Is The Next Recession On Its Way – Farrell

The second longest economic expansion in U.S. history, the current economic boost from corporate tax cuts, and possible trade war are all reasons for a next possible recession.

"Here are two safe forecasts, the kind you can count on. First, the U.S. economy will sink into a recession. Second, no one knows when the recession will arrive. Taken altogether, these two "forecasts" have critical implications for managing your finances.

"But first, let's look at the economy.

"… the second quarter Gross Domestic Product (GDP) number came in at a 4.1% annual rate. Nevertheless, GDP growth is healthy, the unemployment rate is 3.9% and the labor force participation rate is climbing. Business and consumer confidence is high, too, and inflation is moderate. The Federal Reserve is confident enough in the economy's resilience that it will likely raise short-term interest rates again next month.

We're In the 2nd Longest Economic Expansion

"In short, the second longest economic expansion in U.S. history doesn't show many signs of flagging yet.

"That said, readers of The Wall Street Journal, The Financial Times, The New York Times and Bloomberg are seeing daily articles weighing the risk of recession. The commentary definitely leans toward the worried, although the favorite year of reckoning is around 2020 (which, if accurate, means the current expansion will become the longest on record).

"The mood is best captured by the current Fortune coverline: The End is Near for the Economic Boom. "A significant slowdown or even recession is coming sooner or later, and it's probably coming sooner than you think," wrote editor-at-large Geoff Colvin. "It always does."

What 'The Next Recession' Worriers Are Worrying About

"… The consensus expectation is that the economic boost from the corporate tax cuts will fade in coming quarters. The GDP numbers so far don't show the administration's promised surge in business investment, the kind that leads to higher, sustainable growth. Instead, as the economy shifts into lower gear, it will be vulnerable to a stumble or unexpected shock - with government, business and consumers debt at nosebleed levels. The Fed and other central banks are hiking short-term rates, always a tricky maneuver that can backfire. Meantime, the Chinese economy is showing signs of stress, and growth is faltering in most developing nations.

Effects of a Trade War

"… economists are deeply unsettled by the prospect of a spiraling trade war.

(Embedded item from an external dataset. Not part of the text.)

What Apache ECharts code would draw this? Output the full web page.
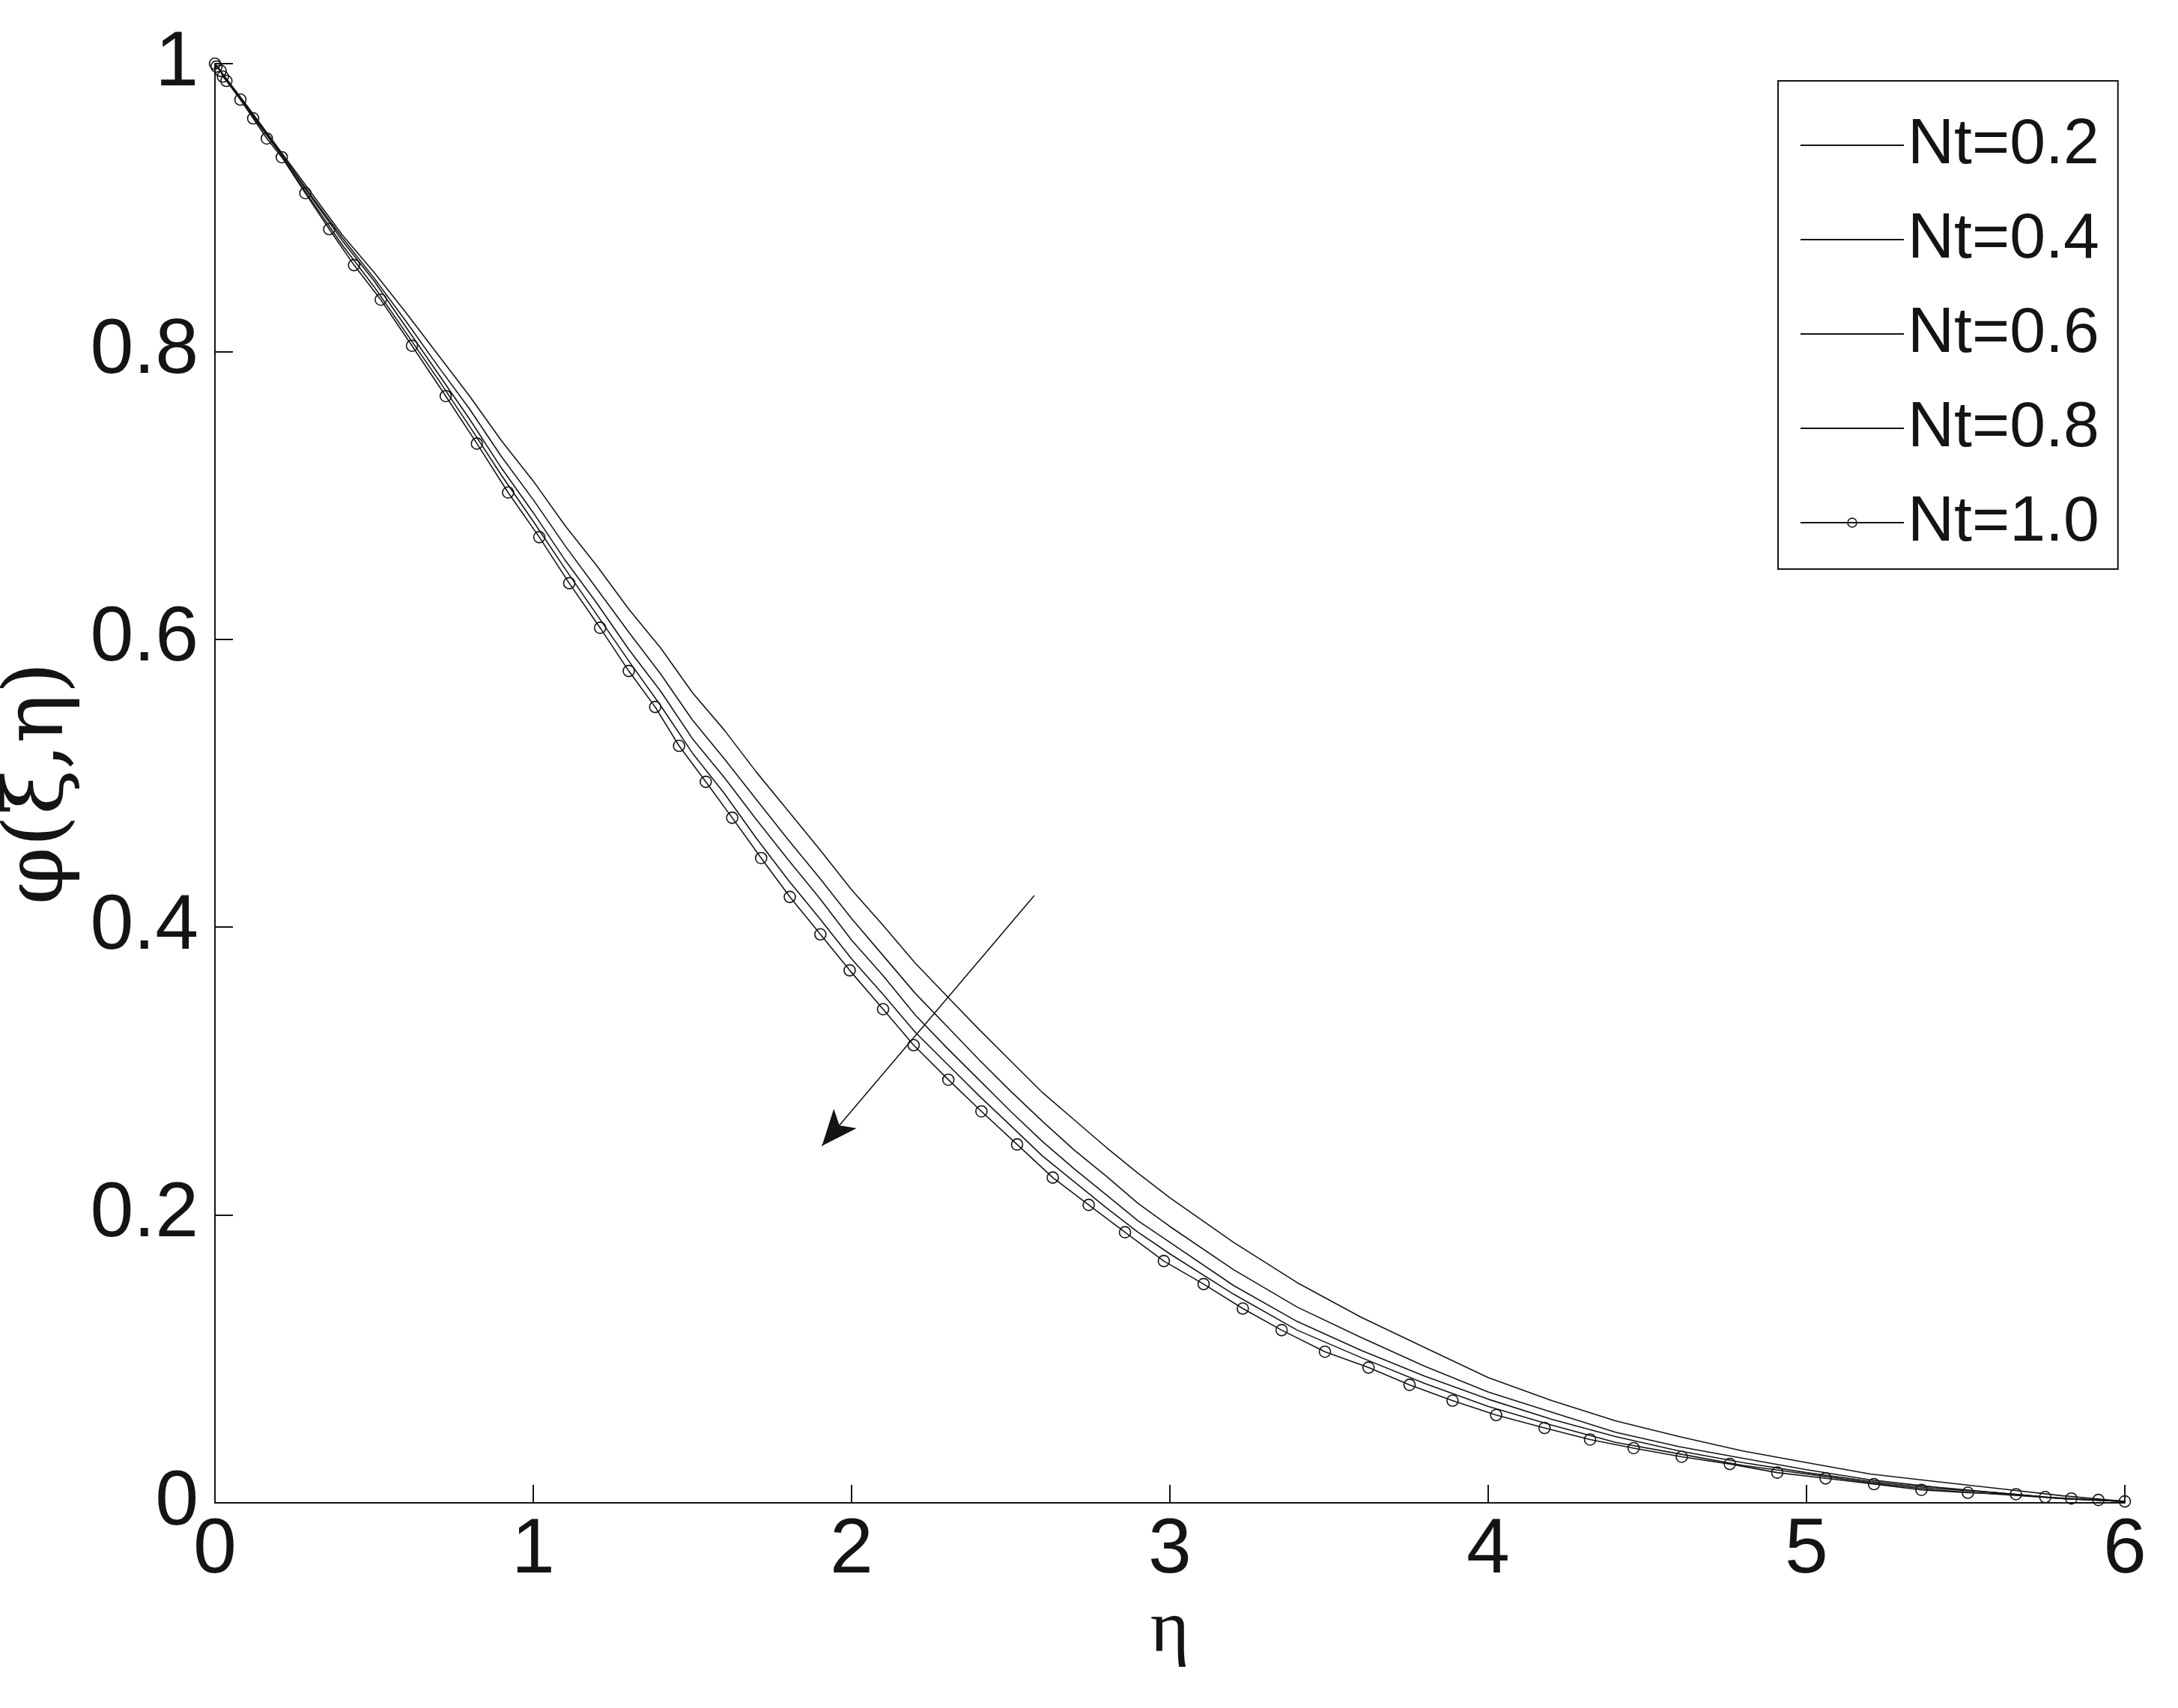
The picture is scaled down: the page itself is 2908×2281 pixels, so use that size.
<!DOCTYPE html>
<html>
<head>
<meta charset="utf-8">
<script src="https://cdn.jsdelivr.net/npm/echarts@6/dist/echarts.min.js"></script>
<style>
html,body{margin:0;padding:0;background:#fff;}
#c{width:2908px;height:2281px;}
</style>
</head>
<body>
<div id="c"></div>
<script>
// ---- data ----
const seriesNames = ['Nt=0.2', 'Nt=0.4', 'Nt=0.6', 'Nt=0.8', 'Nt=1.0'];
const xTicks = [0, 1, 2, 3, 4, 5, 6];
const yTicks = [0, 0.2, 0.4, 0.6, 0.8, 1];

const etaGrid = [0,0.1,0.2,0.3,0.4,0.5,0.6,0.7,0.8,0.9,1.0,1.1,1.2,1.3,1.4,1.5,1.6,1.7,1.8,1.9,2.0,2.1,2.2,2.3,2.4,2.5,2.6,2.7,2.8,2.9,3.0,3.2,3.4,3.6,3.8,4.0,4.2,4.4,4.6,4.8,5.0,5.2,5.4,5.6,5.8,6.0];
const nt02 = [1.0,0.971,0.941,0.911,0.881,0.855,0.827,0.798,0.769,0.738,0.710,0.679,0.651,0.621,0.594,0.563,0.537,0.508,0.481,0.454,0.426,0.401,0.375,0.352,0.329,0.307,0.285,0.266,0.247,0.229,0.212,0.181,0.153,0.129,0.108,0.087,0.071,0.057,0.046,0.036,0.028,0.020,0.015,0.010,0.005,0.001];
const nt04 = [1.0,0.970,0.940,0.909,0.879,0.851,0.821,0.790,0.760,0.727,0.697,0.665,0.635,0.605,0.576,0.544,0.517,0.489,0.461,0.434,0.406,0.380,0.354,0.331,0.308,0.286,0.265,0.245,0.227,0.208,0.192,0.162,0.136,0.115,0.095,0.077,0.063,0.049,0.039,0.031,0.023,0.016,0.011,0.007,0.003,0.001];
const nt06 = [1.0,0.970,0.940,0.908,0.877,0.849,0.817,0.785,0.753,0.719,0.688,0.655,0.625,0.593,0.564,0.531,0.504,0.475,0.447,0.420,0.391,0.366,0.339,0.316,0.294,0.272,0.251,0.232,0.214,0.196,0.181,0.151,0.126,0.106,0.088,0.072,0.058,0.046,0.036,0.028,0.021,0.015,0.010,0.007,0.003,0.001];
const nt08 = [1.0,0.969,0.939,0.906,0.874,0.845,0.813,0.781,0.748,0.714,0.682,0.649,0.617,0.585,0.554,0.521,0.493,0.462,0.433,0.406,0.378,0.353,0.327,0.305,0.283,0.262,0.241,0.223,0.205,0.188,0.173,0.145,0.120,0.101,0.083,0.067,0.054,0.042,0.034,0.026,0.020,0.014,0.009,0.006,0.003,0.001];

const etaCircle = [0,0.005,0.018,0.025,0.036,0.080,0.120,0.163,0.210,0.284,0.359,0.437,0.521,0.619,0.725,0.823,0.921,1.019,1.113,1.210,1.300,1.383,1.458,1.542,1.625,1.716,1.806,1.902,1.994,2.099,2.195,2.304,2.408,2.520,2.632,2.745,2.859,2.981,3.106,3.229,3.351,3.487,3.624,3.753,3.888,4.025,4.177,4.320,4.457,4.608,4.759,4.908,5.060,5.212,5.361,5.507,5.658,5.750,5.832,5.917,6.0];
const nt10 = [1.0,0.998,0.995,0.991,0.988,0.975,0.962,0.948,0.935,0.910,0.885,0.860,0.836,0.804,0.769,0.736,0.702,0.671,0.639,0.608,0.578,0.553,0.526,0.501,0.476,0.448,0.421,0.395,0.370,0.343,0.318,0.294,0.272,0.249,0.226,0.207,0.188,0.168,0.152,0.135,0.120,0.105,0.094,0.082,0.071,0.061,0.052,0.044,0.038,0.032,0.027,0.021,0.017,0.013,0.009,0.007,0.006,0.004,0.003,0.002,0.001];

// arrow (data coordinates): start -> end (head at end)
const arrowStart = [2.574, 0.422];
const arrowEnd = [1.907, 0.248];

// ---- build chart ----
const INK = '#141414';
const zip = (xs, ys) => xs.map((x, i) => [x, ys[i]]);
const plainValues = [nt02, nt04, nt06, nt08];

const series = plainValues.map((vals, i) => ({
  name: seriesNames[i],
  type: 'line',
  data: zip(etaGrid, vals),
  showSymbol: false,
  symbol: 'none',
  smooth: false,
  lineStyle: { color: INK, width: 1.6 },
  itemStyle: { color: INK },
  z: 3
}));

series.push({
  name: seriesNames[4],
  type: 'line',
  data: zip(etaCircle, nt10),
  symbol: 'circle',
  symbolSize: 15,
  showAllSymbol: true,
  smooth: false,
  lineStyle: { color: INK, width: 1.6 },
  itemStyle: { color: 'none', borderColor: INK, borderWidth: 1.6 },
  z: 4,
  markLine: {
    silent: true,
    animation: false,
    label: { show: false },
    lineStyle: { color: INK, width: 1.6, type: 'solid' },
    symbol: ['none', 'arrow'],
    symbolSize: [30, 48],
    data: [[{ coord: arrowStart }, { coord: arrowEnd }]]
  }
});

const legendData = seriesNames.map((n, i) => (i < 4
  ? { name: n, itemStyle: { color: 'rgba(0,0,0,0)', borderColor: 'rgba(0,0,0,0)', borderWidth: 0 } }
  : { name: n, itemStyle: { color: 'rgba(0,0,0,0)', borderColor: INK, borderWidth: 1.6 } }));

const chart = echarts.init(document.getElementById('c'), null, { renderer: 'canvas' });
chart.setOption({
  animation: false,
  backgroundColor: '#ffffff',
  grid: { left: 287, right: 71, top: 85, bottom: 274, containLabel: false, outerBoundsMode: 'none' },
  xAxis: {
    type: 'value',
    min: xTicks[0],
    max: xTicks[xTicks.length - 1],
    interval: 1,
    name: 'η',
    nameLocation: 'middle',
    nameGap: 122,
    nameTextStyle: { fontFamily: 'Liberation Serif', fontSize: 100, color: INK },
    axisLine: { show: true, onZero: false, lineStyle: { color: INK, width: 2 } },
    axisTick: { show: true, inside: true, length: 24, lineStyle: { color: INK, width: 2 } },
    axisLabel: { fontFamily: 'Liberation Sans, Arial', fontSize: 104, color: INK, margin: 12 },
    splitLine: { show: false }
  },
  yAxis: {
    type: 'value',
    min: yTicks[0],
    max: yTicks[yTicks.length - 1],
    interval: 0.2,
    name: 'φ(ξ,η)',
    nameLocation: 'middle',
    nameRotate: 90,
    nameGap: 166,
    nameTextStyle: { fontFamily: 'DejaVu Serif', fontSize: 110, color: INK },
    axisLine: { show: true, onZero: false, lineStyle: { color: INK, width: 2 } },
    axisTick: { show: true, inside: true, length: 24, lineStyle: { color: INK, width: 2 } },
    axisLabel: { fontFamily: 'Liberation Sans, Arial', fontSize: 104, color: INK, margin: 22 },
    splitLine: { show: false }
  },
  legend: {
    orient: 'vertical',
    left: 2374,
    top: 108,
    align: 'left',
    data: legendData,
    backgroundColor: '#fff',
    borderColor: INK,
    borderWidth: 2,
    borderRadius: 0,
    padding: [36, 25, 12, 29],
    itemWidth: 138,
    itemHeight: 15,
    itemGap: 26,
    textStyle: { fontFamily: 'Liberation Sans, Arial', fontSize: 86, color: INK, lineHeight: 100, padding: [0, 0, 0, 0] },
    inactiveColor: INK
  },
  series: series
});
</script>
</body>
</html>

"The Trump administration has imposed import tariffs on steel, aluminum and on many Chinese goods. (The U.S. has a temporary cease fire with the European Union.) The administration is now threatening 25% tariffs on $200 billion in Chinese imports, more than double the previous levy threat.

"The economic impact from the tariffs has been muted and limited to certain industries - so far. But if the trade war of words turns into actual widespread tariffs and steep trade barriers, the global economy including the U.S. will be hit hard.

"A classic signal that a recession is lurking: when the yield on 10-year Treasury bonds is lower than the yield on three-month Treasury bills. That's not happening yet. But today's interest rate trends may be signaling slower growth ahead.

Preparing Your Finances for the Next Recession

"You can't get rid of the uncertainty. Nor can you control the timing of the business cycle or the direction of the stock and bond markets. What you can do is examine your personal financial circumstances and make appropriate adjustments.

"In essence, take advantage of today's mostly good economy to prepare for the inevitable bad economy - whenever that occurs...

"Ross Levin, a Certified Financial Planner and co-founder of Accredited Investors Wealth Management in Edina, Minn., says you should think about how a downturn could affect your finances and take actions accordingly. 'How will you be personally impacted? Calibrate where you are at now,' he says." ("Is The Next Recession On Its Way," Chris Farrell, Forbes, 08/03/18.)